La situation semble également plus problématique pour les personnes qui ont déjà subi un infarctus du myocarde. Chez ces personnes, une étude a montré que la consommation de cannabis diminue l’apport en oxygène au muscle cardiaque et accélère l’apparition de symptômes d’angine, ce qui suggère que les effets stimulants du cannabis sur la charge de travail du muscle cardiaque pourraient favoriser la survenue d’un infarctus. Une étude subséquente réalisée sur un sous-groupe de 1913 personnes de l’étude du groupe de Mittleman qui avait subi un infarctus  a révélé que la consommation occasionnelle de cannabis (moins d’une fois par semaine) était associée à un risque 2,5 fois plus élevé de mortalité au cours des 4 années suivant le début de l’étude, une hausse du risque qui atteint même 4 fois chez ceux qui en consommaient plus fréquemment (plus d’une fois par semaine).  Après un suivi de 18 ans, les chercheurs ont observé que les utilisateurs de cannabis avaient un risque de mortalité prématurée environ 30 % plus élevé que ceux qui n’en consommaient jamais.

Dans l’ensemble, ces observations suggèrent que la consommation de cannabis représente un facteur de risque peu important d’événements cardiovasculaires chez les personnes  en bonne santé.

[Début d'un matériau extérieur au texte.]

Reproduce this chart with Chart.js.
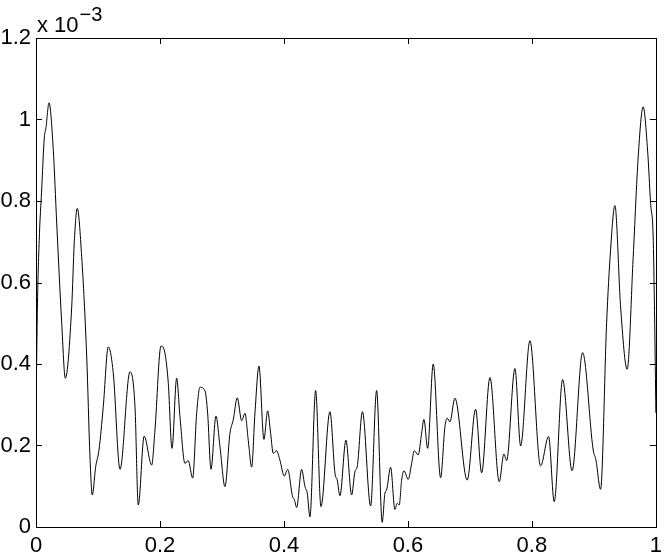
<!DOCTYPE html>
<html>
<head>
<meta charset="utf-8">
<title>Curve</title>
<script src="https://cdn.jsdelivr.net/npm/chart.js@4/dist/chart.umd.min.js"></script>
<style>
  html, body { margin: 0; padding: 0; background: #fff; }
  #wrap { width: 668px; height: 557px; }
</style>
</head>
<body>
<div id="wrap"><canvas id="plot" width="668" height="557"></canvas></div>
<script>
// Sampled curve (x in [0,1], y in units of 1e-3)
const xValues = [
  0, 0.0024, 0.0056, 0.0089, 0.0134, 0.0161, 0.0210, 0.0279, 0.0334, 0.0415,
  0.0473, 0.0576, 0.0618, 0.0666, 0.0737, 0.0818, 0.0871, 0.0908, 0.0963, 0.1016,
  0.1085, 0.1166, 0.1247, 0.1355, 0.1516, 0.1597, 0.1650, 0.1745, 0.1866, 0.1919,
  0.2016, 0.2081, 0.2134, 0.2194, 0.2269, 0.2323, 0.2403, 0.2456, 0.2527, 0.2592,
  0.2645, 0.2726, 0.2769, 0.2823, 0.2903, 0.2968, 0.3048, 0.3129, 0.3182, 0.3247,
  0.3318, 0.3371, 0.3424, 0.3479, 0.3532, 0.3597, 0.3677, 0.3737, 0.3785, 0.3827,
  0.3882, 0.3935, 0.4005, 0.4060, 0.4140, 0.4166, 0.4205, 0.4285, 0.4339, 0.4376,
  0.4419, 0.4511, 0.4597, 0.4742, 0.4823, 0.4860, 0.4903, 0.5000, 0.5092, 0.5145,
  0.5182, 0.5266, 0.5398, 0.5495, 0.5585, 0.5629, 0.5656, 0.5721, 0.5790, 0.5827,
  0.5860, 0.5898, 0.5935, 0.6005, 0.6060, 0.6102, 0.6166, 0.6221, 0.6258, 0.6318,
  0.6408, 0.6527, 0.6597, 0.6634, 0.6677, 0.6758, 0.6956, 0.7092, 0.7189, 0.7323,
  0.7473, 0.7548, 0.7592, 0.7726, 0.7818, 0.7968, 0.8140, 0.8269, 0.8360, 0.8495,
  0.8648, 0.8818, 0.8989, 0.9032, 0.9108, 0.9205, 0.9269, 0.9339, 0.9431, 0.9537,
  0.9634, 0.9715, 0.9795, 0.9866, 0.9915, 0.9956, 0.9981, 1
];
const yValues = [
  0.28, 0.55, 0.72, 0.82, 0.955, 0.98, 1.041, 0.925, 0.746, 0.50,
  0.365, 0.54, 0.70, 0.782, 0.663, 0.418, 0.172, 0.0785, 0.148, 0.189,
  0.295, 0.442, 0.377, 0.1415, 0.381, 0.295, 0.054, 0.223, 0.152, 0.238,
  0.444, 0.426, 0.353, 0.193, 0.365, 0.27, 0.156, 0.163, 0.12, 0.279,
  0.343, 0.334, 0.279, 0.1415, 0.272, 0.197, 0.099, 0.23, 0.263, 0.317,
  0.261, 0.279, 0.213, 0.147, 0.279, 0.395, 0.215, 0.285, 0.23, 0.181,
  0.187, 0.164, 0.125, 0.1415, 0.074, 0.068, 0.048, 0.1415, 0.099, 0.083,
  0.025, 0.335, 0.05, 0.283, 0.132, 0.115, 0.077, 0.213, 0.0785, 0.136,
  0.148, 0.283, 0.0515, 0.335, 0.0115, 0.083, 0.091, 0.1465, 0.043, 0.058,
  0.054, 0.115, 0.138, 0.117, 0.156, 0.187, 0.177, 0.23, 0.264, 0.193,
  0.40, 0.121, 0.246, 0.267, 0.258, 0.316, 0.115, 0.289, 0.133, 0.367,
  0.111, 0.179, 0.163, 0.389, 0.199, 0.457, 0.15, 0.222, 0.062, 0.362,
  0.138, 0.428, 0.189, 0.165, 0.0925, 0.50, 0.68, 0.789, 0.54, 0.387,
  0.663, 0.909, 1.031, 0.925, 0.794, 0.712, 0.5, 0.28
];
const xTicks = [0, 0.2, 0.4, 0.6, 0.8, 1];
const yTicks = [0, 0.2, 0.4, 0.6, 0.8, 1, 1.2];
const yExponent = "-3";

const FONT = "'Liberation Sans', Arial, Helvetica, sans-serif";

function fontString(size) {
  return Chart.helpers.toFont({ size: size, family: FONT, style: "normal", weight: "normal" }).string;
}

// Matlab-like box with inward ticks on all four sides, plus the exponent label
const boxPlugin = {
  id: "boxPlugin",
  afterDraw(chart) {
    const ctx = chart.ctx;
    const area = chart.chartArea;
    const xs = chart.scales.x;
    const ys = chart.scales.y;
    const len = 6;
    ctx.save();
    ctx.strokeStyle = "#000";
    ctx.lineWidth = 1;
    ctx.beginPath();
    xTicks.forEach((t) => {
      const px = Math.round(xs.getPixelForValue(t)) + 0.5;
      ctx.moveTo(px, area.bottom);
      ctx.lineTo(px, area.bottom - len);
      ctx.moveTo(px, area.top);
      ctx.lineTo(px, area.top + len);
    });
    yTicks.forEach((t) => {
      const py = Math.round(ys.getPixelForValue(t)) + 0.5;
      ctx.moveTo(area.left, py);
      ctx.lineTo(area.left + len, py);
      ctx.moveTo(area.right, py);
      ctx.lineTo(area.right - len, py);
    });
    ctx.stroke();
    ctx.strokeRect(Math.round(area.left) + 0.5, Math.round(area.top) + 0.5,
      Math.round(area.right - area.left), Math.round(area.bottom - area.top));

    // "x 10^-3" above the y axis
    ctx.fillStyle = "#000";
    ctx.textBaseline = "alphabetic";
    ctx.textAlign = "left";
    ctx.font = fontString(22);
    const base = "x 10";
    ctx.fillText(base, area.left + 1, area.top - 6);
    const w = ctx.measureText(base).width;
    ctx.font = fontString(20);
    ctx.fillText(yExponent.replace("-", "\u2212"), area.left + 2 + w, area.top - 17);
    ctx.restore();
  }
};

const points = xValues.map((x, i) => ({ x: x, y: yValues[i] }));

new Chart(document.getElementById("plot").getContext("2d"), {
  type: "line",
  data: {
    datasets: [{
      data: points,
      borderColor: "#000",
      borderWidth: 1,
      pointRadius: 0,
      cubicInterpolationMode: "monotone",
      fill: false
    }]
  },
  options: {
    responsive: false,
    animation: false,
    layout: { padding: { top: 38, right: 12, left: 0, bottom: 0 } },
    plugins: { legend: { display: false }, tooltip: { enabled: false } },
    scales: {
      x: {
        type: "linear",
        min: 0,
        max: 1,
        grid: { display: false, drawTicks: false },
        border: { display: false },
        afterBuildTicks: (scale) => { scale.ticks = xTicks.map((v) => ({ value: v })); },
        afterFit: (scale) => { scale.height = 30; },
        ticks: {
          color: "#000",
          padding: 6,
          maxRotation: 0,
          font: { family: FONT, size: 22 },
          callback: (v) => String(v)
        }
      },
      y: {
        min: 0,
        max: 1.2,
        grid: { display: false, drawTicks: false },
        border: { display: false },
        afterBuildTicks: (scale) => { scale.ticks = yTicks.map((v) => ({ value: v })); },
        afterFit: (scale) => { scale.width = 36; },
        ticks: {
          color: "#000",
          padding: 5,
          font: { family: FONT, size: 22 },
          callback: (v) => String(Math.round(v * 10) / 10)
        }
      }
    }
  },
  plugins: [boxPlugin]
});
</script>
</body>
</html>
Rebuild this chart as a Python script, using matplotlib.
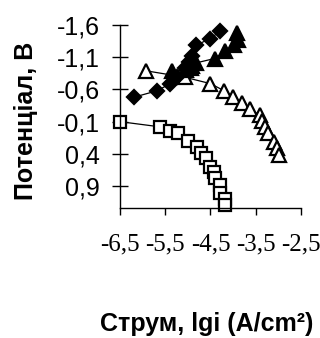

Par contre, les personnes à haut risque (porteurs de nombreux facteurs de risque ou déjà atteints de maladie coronarienne), les survivants d’un infarctus par exemple, semblent plus sensibles aux effets cardiovasculaires du cannabis et devraient limiter sa  consommation.

L’absence d’effets cardiovasculaires majeurs du cannabis à court terme ne signifie pas que la drogue est absolument sans danger à long terme, surtout lorsqu’elle est consommée en excès.  Par exemple, une étude récente suggère que l’usage du cannabis est associé à une accélération du vieillissement du système cardiovasculaire, un marqueur du vieillissement prématuré, et il semble exister une association entre l’usage intensif de cannabis et une hausse du risque de mort prématurée.  La prudence semble donc de mise, d’autant plus que le contenu du cannabis en THC a quadruplé au cours des dernières années, passant d’environ 3 % en 1980 à 12 % en 2012 (voir Figure) et il existe même des variétés de la plante qui peuvent contenir jusqu’à 30 % de THC. Il faut donc ajuster la consommation en conséquence, car les résultats sur les effets cardiovasculaires du cannabis proviennent d’études sur des consommateurs de cannabis à faible contenu en THC et on ne sait pas encore quels sont les effets du « pot » moderne.